[start]

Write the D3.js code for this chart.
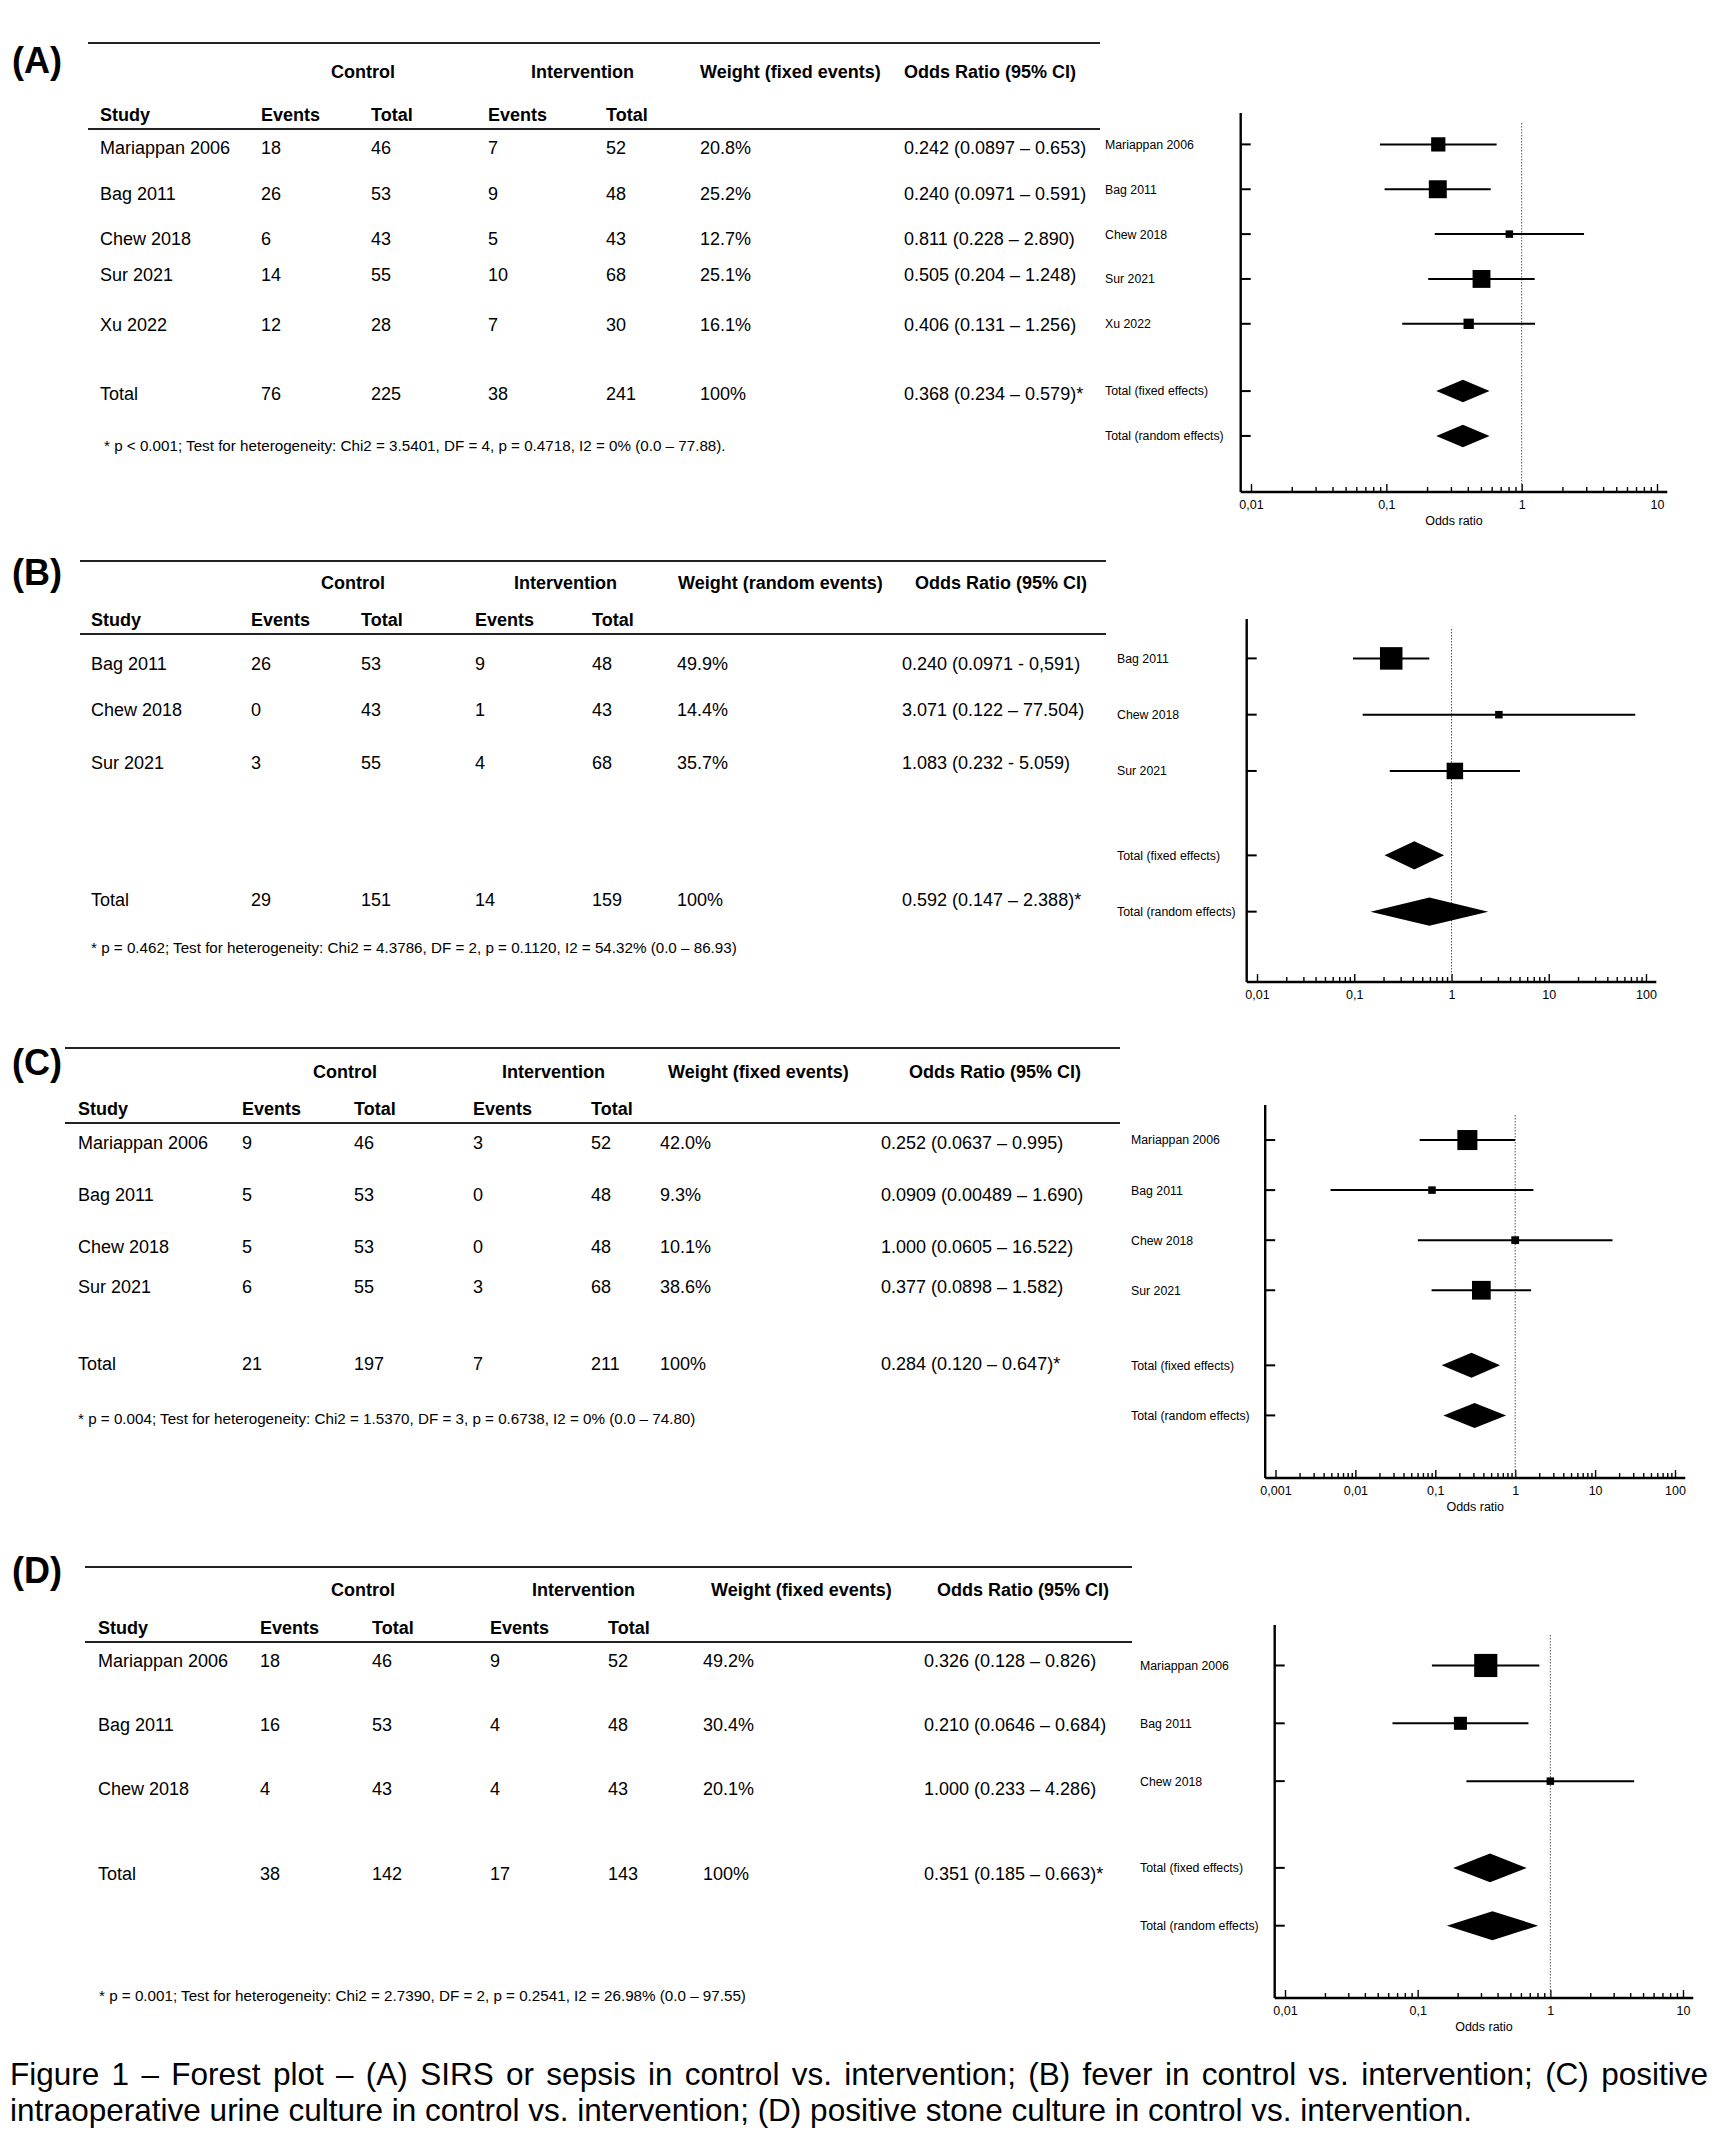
<!DOCTYPE html>
<html>
<head>
<meta charset="utf-8">
<script src="https://cdn.jsdelivr.net/npm/d3@7"></script>
<style>
body { margin: 0; background: #fff; }
text { font-family: "Liberation Sans", Arial, sans-serif; fill: #000; }
</style>
</head>
<body>
<div id="vis"></div>
<script>
// ---------- data ----------
// (A) SIRS or sepsis
var studiesA = ["Mariappan 2006", "Bag 2011", "Chew 2018", "Sur 2021", "Xu 2022"];
var ctrlEventsA = [18, 26, 6, 14, 12];
var ctrlTotalA = [46, 53, 43, 55, 28];
var intEventsA = [7, 9, 5, 10, 7];
var intTotalA = [52, 48, 43, 68, 30];
var weightA = [20.8, 25.2, 12.7, 25.1, 16.1];
var orA = [0.242, 0.240, 0.811, 0.505, 0.406];
var loA = [0.0897, 0.0971, 0.228, 0.204, 0.131];
var hiA = [0.653, 0.591, 2.890, 1.248, 1.256];
var orTextA = ["0.242 (0.0897 – 0.653)", "0.240 (0.0971 – 0.591)", "0.811 (0.228 – 2.890)", "0.505 (0.204 – 1.248)", "0.406 (0.131 – 1.256)"];
var totalA = [76, 225, 38, 241];
var totalTextA = "0.368 (0.234 – 0.579)*";
var fixedA = [0.368, 0.234, 0.579];
var randomA = [0.368, 0.234, 0.579];
var ticksA = [0.01, 0.1, 1, 10];
var noteA = "* p < 0.001; Test for heterogeneity: Chi2 = 3.5401, DF = 4, p = 0.4718, I2 = 0% (0.0 – 77.88).";

// (B) fever
var studiesB = ["Bag 2011", "Chew 2018", "Sur 2021"];
var ctrlEventsB = [26, 0, 3];
var ctrlTotalB = [53, 43, 55];
var intEventsB = [9, 1, 4];
var intTotalB = [48, 43, 68];
var weightB = [49.9, 14.4, 35.7];
var orB = [0.240, 3.071, 1.083];
var loB = [0.0971, 0.122, 0.232];
var hiB = [0.591, 77.504, 5.059];
var orTextB = ["0.240 (0.0971 - 0,591)", "3.071 (0.122 – 77.504)", "1.083 (0.232 - 5.059)"];
var totalB = [29, 151, 14, 159];
var totalTextB = "0.592 (0.147 – 2.388)*";
var fixedB = [0.415, 0.205, 0.84];
var randomB = [0.592, 0.147, 2.388];
var ticksB = [0.01, 0.1, 1, 10, 100];
var noteB = "* p = 0.462; Test for heterogeneity: Chi2 = 4.3786, DF = 2, p = 0.1120, I2 = 54.32% (0.0 – 86.93)";

// (C) positive intraoperative urine culture
var studiesC = ["Mariappan 2006", "Bag 2011", "Chew 2018", "Sur 2021"];
var ctrlEventsC = [9, 5, 5, 6];
var ctrlTotalC = [46, 53, 53, 55];
var intEventsC = [3, 0, 0, 3];
var intTotalC = [52, 48, 48, 68];
var weightC = [42.0, 9.3, 10.1, 38.6];
var orC = [0.252, 0.0909, 1.000, 0.377];
var loC = [0.0637, 0.00489, 0.0605, 0.0898];
var hiC = [0.995, 1.690, 16.522, 1.582];
var orTextC = ["0.252 (0.0637 – 0.995)", "0.0909 (0.00489 – 1.690)", "1.000 (0.0605 – 16.522)", "0.377 (0.0898 – 1.582)"];
var totalC = [21, 197, 7, 211];
var totalTextC = "0.284 (0.120 – 0.647)*";
var fixedC = [0.284, 0.120, 0.647];
var randomC = [0.31, 0.126, 0.77];
var ticksC = [0.001, 0.01, 0.1, 1, 10, 100];
var noteC = "* p = 0.004; Test for heterogeneity: Chi2 = 1.5370, DF = 3, p = 0.6738, I2 = 0% (0.0 – 74.80)";

// (D) positive stone culture
var studiesD = ["Mariappan 2006", "Bag 2011", "Chew 2018"];
var ctrlEventsD = [18, 16, 4];
var ctrlTotalD = [46, 53, 43];
var intEventsD = [9, 4, 4];
var intTotalD = [52, 48, 43];
var weightD = [49.2, 30.4, 20.1];
var orD = [0.326, 0.210, 1.000];
var loD = [0.128, 0.0646, 0.233];
var hiD = [0.826, 0.684, 4.286];
var orTextD = ["0.326 (0.128 – 0.826)", "0.210 (0.0646 – 0.684)", "1.000 (0.233 – 4.286)"];
var totalD = [38, 142, 17, 143];
var totalTextD = "0.351 (0.185 – 0.663)*";
var fixedD = [0.351, 0.185, 0.663];
var randomD = [0.366, 0.166, 0.81];
var ticksD = [0.01, 0.1, 1, 10];
var noteD = "* p = 0.001; Test for heterogeneity: Chi2 = 2.7390, DF = 2, p = 0.2541, I2 = 26.98% (0.0 – 97.55)";

var captionLines = [
  "Figure 1 – Forest plot – (A) SIRS or sepsis in control vs. intervention; (B) fever in control vs. intervention; (C) positive",
  "intraoperative urine culture in control vs. intervention; (D) positive stone culture in control vs. intervention."
];

// ---------- panels (data + layout) ----------
var panels = [
  {id: "(A)", weightHead: "Weight (fixed events)", studies: studiesA, ce: ctrlEventsA, ct: ctrlTotalA, ie: intEventsA, it: intTotalA,
   w: weightA, or: orA, lo: loA, hi: hiA, orText: orTextA, total: totalA, totalText: totalTextA,
   fixed: fixedA, random: randomA, ticks: ticksA, note: noteA,
   L: {labelY: 73, top: 43, h1: 71, h2: 114, rule: 129, x0: 88, x1: 1100,
       cols: [100, 261, 371, 488, 606, 700, 904], head: [331, 531, 700, 904],
       rows: [147, 193, 238, 274, 324], totalY: 393, noteX: 104, noteY: 445,
       fx: [1251, 1657], fTop: 113, fBottom: 492, fLabelX: 1105, xTitle: true}},
  {id: "(B)", weightHead: "Weight (random events)", studies: studiesB, ce: ctrlEventsB, ct: ctrlTotalB, ie: intEventsB, it: intTotalB,
   w: weightB, or: orB, lo: loB, hi: hiB, orText: orTextB, total: totalB, totalText: totalTextB,
   fixed: fixedB, random: randomB, ticks: ticksB, note: noteB,
   L: {labelY: 585, top: 561, h1: 582, h2: 619, rule: 634, x0: 80, x1: 1106,
       cols: [91, 251, 361, 475, 592, 677, 902], head: [321, 514, 678, 915],
       rows: [663, 709, 762], totalY: 899, noteX: 91, noteY: 947,
       fx: [1257, 1646], fTop: 619, fBottom: 982, fLabelX: 1117, xTitle: false}},
  {id: "(C)", weightHead: "Weight (fixed events)", studies: studiesC, ce: ctrlEventsC, ct: ctrlTotalC, ie: intEventsC, it: intTotalC,
   w: weightC, or: orC, lo: loC, hi: hiC, orText: orTextC, total: totalC, totalText: totalTextC,
   fixed: fixedC, random: randomC, ticks: ticksC, note: noteC,
   L: {labelY: 1075, top: 1048, h1: 1071, h2: 1108, rule: 1123, x0: 65, x1: 1120,
       cols: [78, 242, 354, 473, 591, 660, 881], head: [313, 502, 668, 909],
       rows: [1142, 1194, 1246, 1286], totalY: 1363, noteX: 78, noteY: 1418,
       fx: [1275.5, 1675], fTop: 1105, fBottom: 1478, fLabelX: 1131, xTitle: true}},
  {id: "(D)", weightHead: "Weight (fixed events)", studies: studiesD, ce: ctrlEventsD, ct: ctrlTotalD, ie: intEventsD, it: intTotalD,
   w: weightD, or: orD, lo: loD, hi: hiD, orText: orTextD, total: totalD, totalText: totalTextD,
   fixed: fixedD, random: randomD, ticks: ticksD, note: noteD,
   L: {labelY: 1583, top: 1567, h1: 1589, h2: 1627, rule: 1642, x0: 85, x1: 1132,
       cols: [98, 260, 372, 490, 608, 703, 924], head: [331, 532, 711, 937],
       rows: [1660, 1724, 1788], totalY: 1873, noteX: 99, noteY: 1995,
       fx: [1285, 1683], fTop: 1625, fBottom: 1998, fLabelX: 1140, xTitle: true}}
];

var W = 1721, H = 2147;

var svg = d3.select("#vis")
    .append("svg")
    .attr("width", W)
    .attr("height", H)
    .style("display", "block");

svg.append("rect").attr("width", W).attr("height", H).attr("fill", "#fff");

function drawTable(g, p) {
    var L = p.L;
    var fs = 18, off = 6.5;

    g.append("text")
        .attr("x", 12).attr("y", L.labelY)
        .style("font-size", "36px").style("font-weight", "bold")
        .text(p.id);

    [L.top, L.rule].forEach(function(y) {
        g.append("line")
            .attr("x1", L.x0).attr("x2", L.x1)
            .attr("y1", y).attr("y2", y)
            .attr("stroke", "#222").attr("stroke-width", 2);
    });

    var head1 = ["Control", "Intervention", p.weightHead, "Odds Ratio (95% CI)"];
    g.selectAll("text.h1").data(head1).join("text")
        .attr("class", "h1")
        .attr("x", (d, i) => L.head[i]).attr("y", L.h1 + off)
        .style("font-size", fs + "px").style("font-weight", "bold")
        .text(d => d);

    var head2 = ["Study", "Events", "Total", "Events", "Total"];
    g.selectAll("text.h2").data(head2).join("text")
        .attr("class", "h2")
        .attr("x", (d, i) => L.cols[i]).attr("y", L.h2 + off)
        .style("font-size", fs + "px").style("font-weight", "bold")
        .text(d => d);

    // one row of cells per study, then the total row
    var rows = p.studies.map(function(s, i) {
        return {y: L.rows[i], cells: [s, p.ce[i], p.ct[i], p.ie[i], p.it[i], p.w[i].toFixed(1) + "%", p.orText[i]]};
    });
    rows.push({y: L.totalY, cells: ["Total"].concat(p.total, ["100%", p.totalText])});

    rows.forEach(function(r) {
        g.append("g").selectAll("text").data(r.cells).join("text")
            .attr("x", (d, i) => L.cols[i]).attr("y", r.y + off)
            .style("font-size", fs + "px")
            .text(d => d);
    });

    g.append("text")
        .attr("x", L.noteX).attr("y", L.noteY + 5.5)
        .style("font-size", "15.2px")
        .text(p.note);
}

function drawForest(g, p) {
    var L = p.L;
    var n = p.studies.length;
    var x = d3.scaleLog().domain([p.ticks[0], p.ticks[p.ticks.length - 1]]).range(L.fx);
    var y = d3.scaleLinear().domain([-0.7, n + 2.75]).range([L.fTop, L.fBottom]);
    var step = y(1) - y(0);
    var size = d3.scaleLinear().domain(d3.extent(p.w)).range([7.5, 0.4 * step]);
    var left = L.fx[0] - 10.3, right = L.fx[1] + 10.3;

    var minors = [];
    p.ticks.slice(0, -1).forEach(function(t) {
        for (var k = 2; k < 10; k++) minors.push(t * k);
    });

    // x axis
    var fmt = d => String(d).replace(".", ",");
    var ax = g.append("g").attr("transform", "translate(0," + L.fBottom + ")");
    ax.call(d3.axisBottom(x).tickValues(p.ticks).tickSize(-8).tickPadding(8).tickFormat(fmt));
    ax.append("g").call(d3.axisBottom(x).tickValues(minors).tickSize(-5).tickFormat(""));
    ax.selectAll(".domain").remove();
    ax.selectAll("line").attr("stroke", "#000").attr("stroke-width", 1.4);
    ax.selectAll("text")
        .attr("fill", "#000")
        .style("font-size", "12.5px")
        .style("font-family", "'Liberation Sans', Arial, sans-serif");

    g.append("line")
        .attr("x1", left).attr("x2", right)
        .attr("y1", L.fBottom).attr("y2", L.fBottom)
        .attr("stroke", "#000").attr("stroke-width", 2.4);
    g.append("line")
        .attr("x1", left).attr("x2", left)
        .attr("y1", L.fTop).attr("y2", L.fBottom)
        .attr("stroke", "#000").attr("stroke-width", 2.4);

    if (L.xTitle) {
        g.append("text")
            .attr("x", (left + right) / 2).attr("y", L.fBottom + 33)
            .attr("text-anchor", "middle")
            .style("font-size", "12.5px")
            .text("Odds ratio");
    }

    // reference line at OR = 1
    g.append("line")
        .attr("x1", x(1)).attr("x2", x(1))
        .attr("y1", L.fTop + 10).attr("y2", L.fBottom)
        .attr("stroke", "#555").attr("stroke-width", 1)
        .attr("stroke-dasharray", "1.5,1.5");

    var rowsY = p.studies.map((s, i) => y(i)).concat([y(n + 0.5), y(n + 1.5)]);
    var labels = p.studies.concat(["Total (fixed effects)", "Total (random effects)"]);

    g.selectAll("line.ytick").data(rowsY).join("line")
        .attr("class", "ytick")
        .attr("x1", left).attr("x2", left + 10)
        .attr("y1", d => d).attr("y2", d => d)
        .attr("stroke", "#000").attr("stroke-width", 2);

    g.selectAll("text.rlab").data(labels).join("text")
        .attr("class", "rlab")
        .attr("x", L.fLabelX).attr("y", (d, i) => rowsY[i] + 4.4)
        .style("font-size", "12.3px")
        .attr("fill", "#111")
        .text(d => d);

    var studies = p.studies.map((s, i) => ({or: p.or[i], lo: p.lo[i], hi: p.hi[i], w: p.w[i], y: y(i)}));

    g.selectAll("line.ci").data(studies).join("line")
        .attr("class", "ci")
        .attr("x1", d => x(d.lo)).attr("x2", d => x(d.hi))
        .attr("y1", d => d.y).attr("y2", d => d.y)
        .attr("stroke", "#000").attr("stroke-width", 2);

    g.selectAll("rect.box").data(studies).join("rect")
        .attr("class", "box")
        .attr("x", d => x(d.or) - size(d.w) / 2)
        .attr("y", d => d.y - size(d.w) / 2)
        .attr("width", d => size(d.w))
        .attr("height", d => size(d.w))
        .attr("fill", "#000");

    var pooled = [
        {v: p.fixed, y: y(n + 0.5)},
        {v: p.random, y: y(n + 1.5)}
    ];
    var hh = step * 0.25;
    g.selectAll("path.dia").data(pooled).join("path")
        .attr("class", "dia")
        .attr("d", d => "M" + x(d.v[1]) + "," + d.y +
                        "L" + x(d.v[0]) + "," + (d.y - hh) +
                        "L" + x(d.v[2]) + "," + d.y +
                        "L" + x(d.v[0]) + "," + (d.y + hh) + "Z")
        .attr("fill", "#000");
}

panels.forEach(function(p) {
    var g = svg.append("g");
    drawTable(g, p);
    drawForest(g, p);
});

// caption, first line justified to the page width
var cap = svg.append("g");
var capY = [2085, 2121];
cap.selectAll("text").data(captionLines).join("text")
    .attr("x", 10).attr("y", (d, i) => capY[i])
    .style("font-size", "31.5px")
    .attr("fill", "#111")
    .text(d => d);

var first = cap.select("text").node();
var natural = first.getComputedTextLength();
var spaces = captionLines[0].split(" ").length - 1;
var extra = (1708 - 10 - natural) / spaces;
d3.select(first).style("word-spacing", extra + "px");
</script>
</body>
</html>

[end]

▶ [Instructions for the task] Your task is to restate word for word the lines from the top of the data to the line containing "< 0.001; Test", both ends included, with every picture left out.

▶ [Exercise response]
Write the D3.js code for this chart.
<!DOCTYPE html>
<html>
<head>
<meta charset="utf-8">
<script src="https://cdn.jsdelivr.net/npm/d3@7"></script>
<style>
body { margin: 0; background: #fff; }
text { font-family: "Liberation Sans", Arial, sans-serif; fill: #000; }
</style>
</head>
<body>
<div id="vis"></div>
<script>
// ---------- data ----------
// (A) SIRS or sepsis
var studiesA = ["Mariappan 2006", "Bag 2011", "Chew 2018", "Sur 2021", "Xu 2022"];
var ctrlEventsA = [18, 26, 6, 14, 12];
var ctrlTotalA = [46, 53, 43, 55, 28];
var intEventsA = [7, 9, 5, 10, 7];
var intTotalA = [52, 48, 43, 68, 30];
var weightA = [20.8, 25.2, 12.7, 25.1, 16.1];
var orA = [0.242, 0.240, 0.811, 0.505, 0.406];
var loA = [0.0897, 0.0971, 0.228, 0.204, 0.131];
var hiA = [0.653, 0.591, 2.890, 1.248, 1.256];
var orTextA = ["0.242 (0.0897 – 0.653)", "0.240 (0.0971 – 0.591)", "0.811 (0.228 – 2.890)", "0.505 (0.204 – 1.248)", "0.406 (0.131 – 1.256)"];
var totalA = [76, 225, 38, 241];
var totalTextA = "0.368 (0.234 – 0.579)*";
var fixedA = [0.368, 0.234, 0.579];
var randomA = [0.368, 0.234, 0.579];
var ticksA = [0.01, 0.1, 1, 10];
var noteA = "* p < 0.001; Test for heterogeneity: Chi2 = 3.5401, DF = 4, p = 0.4718, I2 = 0% (0.0 – 77.88).";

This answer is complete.